Duke’s advanced heart failure team offers the latest advances in ventricular assist device (VAD) support options. As a certified Joint Commission VAD program, Duke leads and participates in national clinical trials aimed at advancing care for VAD patients in and out of the hospital. Our expertise gives you more options for symptom relief, optimizes your heart function, and improves your quality of life.
Heart Pumps Improve Heart Function
Smaller, More Portable Pumps
If heart failure has weakened your heart, you may be a candidate for a ventricular assist device (VAD). This mechanical heart pump can support your heart and optimize your blood flow after a heart attack or heart surgery, or while you’re waiting for a heart transplant. It can also be a long-term solution if you have heart failure and are not a candidate for a heart transplant. Today’s smaller, portable, more reliable heart pumps make VADs an option for more people.
We Recommend the Best Approach for You
Our specialists are among the most experienced in the nation and have the knowledge to determine which device is right for you. We were one of the first centers in the Southeast to offer the left ventricular assist device (LVAD) as a long-term therapy to patients who are not eligible for heart transplant, and also as a temporary bridge for patients awaiting a transplant. If you need advanced heart failure treatment, we can evaluate your condition and recommend the best approach for you.
Duke Health offers locations throughout the Triangle. Find one near you.
Surgery and Recovery
Your surgical team cares for more people with heart failure than any other team in North Carolina and is among the most skilled VAD teams in the nation. That expertise extends to the physicians and support staff who monitor you through recovery. They are specially trained to care for people with ventricular assist devices, can quickly identify and respond to issues that arise, and take a hands-on approach to helping you adjust to life with a VAD.
Support for Your Transition Back Home
We take every precaution to ensure you and your caregivers know how to manage your VAD before you return home. You will be required to spend the last night of your recovery period in a nearby hotel, where you will be monitored by our team and then counseled in best practices as needed before being released. This gives you added confidence as you begin your life with a ventricular assist device.
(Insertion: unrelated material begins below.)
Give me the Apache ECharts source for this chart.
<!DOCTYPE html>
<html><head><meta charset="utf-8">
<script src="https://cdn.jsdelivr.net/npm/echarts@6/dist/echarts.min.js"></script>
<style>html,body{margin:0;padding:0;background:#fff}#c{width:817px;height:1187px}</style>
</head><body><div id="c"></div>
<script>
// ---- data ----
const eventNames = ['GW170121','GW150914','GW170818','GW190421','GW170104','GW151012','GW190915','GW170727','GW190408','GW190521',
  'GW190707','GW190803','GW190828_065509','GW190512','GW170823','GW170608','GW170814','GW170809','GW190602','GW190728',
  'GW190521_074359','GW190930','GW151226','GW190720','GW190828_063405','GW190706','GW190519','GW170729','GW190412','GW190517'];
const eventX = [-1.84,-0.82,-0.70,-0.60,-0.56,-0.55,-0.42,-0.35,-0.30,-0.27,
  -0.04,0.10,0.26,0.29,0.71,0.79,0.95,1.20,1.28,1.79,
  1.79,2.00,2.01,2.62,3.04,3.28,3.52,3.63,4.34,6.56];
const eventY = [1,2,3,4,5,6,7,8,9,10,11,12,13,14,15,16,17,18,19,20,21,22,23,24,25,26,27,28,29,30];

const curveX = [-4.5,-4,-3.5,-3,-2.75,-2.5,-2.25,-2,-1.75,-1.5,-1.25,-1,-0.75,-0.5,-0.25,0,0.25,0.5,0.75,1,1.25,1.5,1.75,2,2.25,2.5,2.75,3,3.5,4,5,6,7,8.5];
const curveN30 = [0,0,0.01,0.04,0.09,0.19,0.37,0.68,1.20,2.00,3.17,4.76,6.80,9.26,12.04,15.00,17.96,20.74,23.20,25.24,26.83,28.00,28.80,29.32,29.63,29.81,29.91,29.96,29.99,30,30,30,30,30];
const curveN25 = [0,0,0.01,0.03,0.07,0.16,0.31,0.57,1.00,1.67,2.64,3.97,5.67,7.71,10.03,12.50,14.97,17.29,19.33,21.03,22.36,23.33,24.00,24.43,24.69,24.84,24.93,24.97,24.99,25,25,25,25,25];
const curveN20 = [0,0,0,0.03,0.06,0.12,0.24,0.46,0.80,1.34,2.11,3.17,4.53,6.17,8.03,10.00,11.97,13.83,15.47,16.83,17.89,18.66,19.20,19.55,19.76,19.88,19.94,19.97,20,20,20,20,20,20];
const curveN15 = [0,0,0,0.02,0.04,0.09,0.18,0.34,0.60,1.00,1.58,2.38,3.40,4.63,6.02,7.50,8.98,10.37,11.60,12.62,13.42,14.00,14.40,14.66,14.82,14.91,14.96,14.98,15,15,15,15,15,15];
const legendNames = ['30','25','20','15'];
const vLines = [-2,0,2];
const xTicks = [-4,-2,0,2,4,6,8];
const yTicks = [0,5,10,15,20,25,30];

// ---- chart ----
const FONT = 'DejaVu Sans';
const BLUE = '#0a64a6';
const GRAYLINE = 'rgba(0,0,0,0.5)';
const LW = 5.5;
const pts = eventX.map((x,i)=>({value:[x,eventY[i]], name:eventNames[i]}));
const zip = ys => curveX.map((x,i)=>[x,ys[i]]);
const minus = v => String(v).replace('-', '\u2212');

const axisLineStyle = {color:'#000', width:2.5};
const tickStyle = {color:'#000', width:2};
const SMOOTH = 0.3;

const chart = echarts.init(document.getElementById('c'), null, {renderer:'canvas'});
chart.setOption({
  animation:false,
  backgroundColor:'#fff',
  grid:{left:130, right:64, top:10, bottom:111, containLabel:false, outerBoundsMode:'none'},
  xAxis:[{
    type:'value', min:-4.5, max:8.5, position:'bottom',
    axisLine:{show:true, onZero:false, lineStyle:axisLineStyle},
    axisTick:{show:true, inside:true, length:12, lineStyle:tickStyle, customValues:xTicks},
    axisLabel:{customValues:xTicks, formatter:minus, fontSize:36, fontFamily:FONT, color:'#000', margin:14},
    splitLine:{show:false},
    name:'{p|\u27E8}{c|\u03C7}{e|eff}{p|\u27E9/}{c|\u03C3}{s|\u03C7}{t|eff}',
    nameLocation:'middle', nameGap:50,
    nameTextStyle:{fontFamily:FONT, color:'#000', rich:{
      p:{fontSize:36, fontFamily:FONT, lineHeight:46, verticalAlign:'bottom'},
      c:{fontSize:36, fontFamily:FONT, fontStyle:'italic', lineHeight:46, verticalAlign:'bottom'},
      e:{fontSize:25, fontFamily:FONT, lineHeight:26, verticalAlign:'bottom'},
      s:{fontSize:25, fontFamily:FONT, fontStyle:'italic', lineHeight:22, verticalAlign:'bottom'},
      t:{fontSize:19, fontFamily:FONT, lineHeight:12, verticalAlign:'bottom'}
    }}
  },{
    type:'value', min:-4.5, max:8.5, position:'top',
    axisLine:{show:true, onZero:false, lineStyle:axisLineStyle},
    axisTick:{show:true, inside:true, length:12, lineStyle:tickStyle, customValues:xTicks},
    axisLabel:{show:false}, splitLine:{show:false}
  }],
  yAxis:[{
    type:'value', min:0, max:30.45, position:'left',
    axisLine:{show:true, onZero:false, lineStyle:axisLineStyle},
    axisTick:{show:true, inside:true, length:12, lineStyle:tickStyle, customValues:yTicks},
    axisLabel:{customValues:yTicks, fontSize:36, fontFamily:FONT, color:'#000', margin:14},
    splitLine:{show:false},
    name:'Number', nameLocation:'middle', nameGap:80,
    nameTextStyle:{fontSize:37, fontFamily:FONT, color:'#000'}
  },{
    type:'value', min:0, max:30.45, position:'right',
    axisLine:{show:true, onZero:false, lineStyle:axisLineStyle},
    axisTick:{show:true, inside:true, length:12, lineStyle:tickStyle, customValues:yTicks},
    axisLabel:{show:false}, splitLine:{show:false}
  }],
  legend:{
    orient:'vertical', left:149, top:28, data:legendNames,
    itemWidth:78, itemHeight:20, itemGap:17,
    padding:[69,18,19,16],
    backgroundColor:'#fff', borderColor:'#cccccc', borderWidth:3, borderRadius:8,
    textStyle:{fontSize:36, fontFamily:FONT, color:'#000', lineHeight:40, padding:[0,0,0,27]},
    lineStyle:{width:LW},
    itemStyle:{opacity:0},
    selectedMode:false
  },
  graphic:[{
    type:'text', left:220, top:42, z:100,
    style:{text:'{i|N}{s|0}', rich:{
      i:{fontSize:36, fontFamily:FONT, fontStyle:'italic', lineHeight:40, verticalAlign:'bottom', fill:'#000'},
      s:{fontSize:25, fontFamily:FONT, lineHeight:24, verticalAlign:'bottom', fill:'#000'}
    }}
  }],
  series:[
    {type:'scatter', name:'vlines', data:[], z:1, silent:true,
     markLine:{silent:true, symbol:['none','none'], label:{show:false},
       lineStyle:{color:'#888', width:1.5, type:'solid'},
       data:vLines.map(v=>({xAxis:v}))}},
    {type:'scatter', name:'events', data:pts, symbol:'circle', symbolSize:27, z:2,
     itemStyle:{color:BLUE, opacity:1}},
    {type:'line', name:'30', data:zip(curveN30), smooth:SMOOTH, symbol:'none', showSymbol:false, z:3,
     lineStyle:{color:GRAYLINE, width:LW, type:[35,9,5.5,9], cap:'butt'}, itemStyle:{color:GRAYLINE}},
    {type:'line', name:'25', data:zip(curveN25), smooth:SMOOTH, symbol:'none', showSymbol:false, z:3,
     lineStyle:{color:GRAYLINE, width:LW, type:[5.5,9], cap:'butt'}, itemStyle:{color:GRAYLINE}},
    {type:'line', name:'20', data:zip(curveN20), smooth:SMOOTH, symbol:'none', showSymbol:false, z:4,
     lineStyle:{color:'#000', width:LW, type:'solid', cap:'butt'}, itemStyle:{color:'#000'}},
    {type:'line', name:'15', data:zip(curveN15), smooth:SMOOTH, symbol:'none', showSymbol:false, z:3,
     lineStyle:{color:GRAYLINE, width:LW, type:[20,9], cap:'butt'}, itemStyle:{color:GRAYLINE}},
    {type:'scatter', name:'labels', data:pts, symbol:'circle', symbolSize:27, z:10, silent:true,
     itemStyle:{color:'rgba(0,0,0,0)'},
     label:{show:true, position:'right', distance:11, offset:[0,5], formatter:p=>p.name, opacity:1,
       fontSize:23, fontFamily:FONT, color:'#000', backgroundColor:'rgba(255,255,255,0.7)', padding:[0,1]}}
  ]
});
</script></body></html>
The Duke VAD team partners with your local care team and emergency services prior to your transition home to ensure safety and consistency in your care.
Your Duke care continues as long as you have your device. You have access to an entire team of heart failure specialists and support staff who are available any time of day to address your concerns. If you live far from the Triangle, we will work closely with your referring physician to provide continuous care. Some local cardiologists also offer follow-up care in partnership with a Duke specialist through a program called Shared Care.
Why Choose Duke
A Team of Experts
Our team -- which includes surgeons, cardiologists, nurses, dietitians, pharmacists, case managers, and other health care providers -- is highly trained and experienced in caring for people with VADs. We provide you and your family with individualized education to ensure comfort with this advanced therapy option.
Access to Novel Heart Pumps Sooner
As a Duke patient, you may be eligible to participate in clinical trials evaluating the next generation of smaller, more efficient support devices before they are available elsewhere.
We help set the standard of care nationwide by sharing our expertise with surgeons and medical teams across the U.S. We are a center for FDA-mandated training for VAD. We also continue to advance device technology through our clinical trials and through partnering with other centers to provide training.
When it comes to your heart care, you want the very best. Duke University Hospital's nationally ranked cardiology and heart surgery program is ranked the best in North Carolina by U.S. News & World Report for 2019–2020.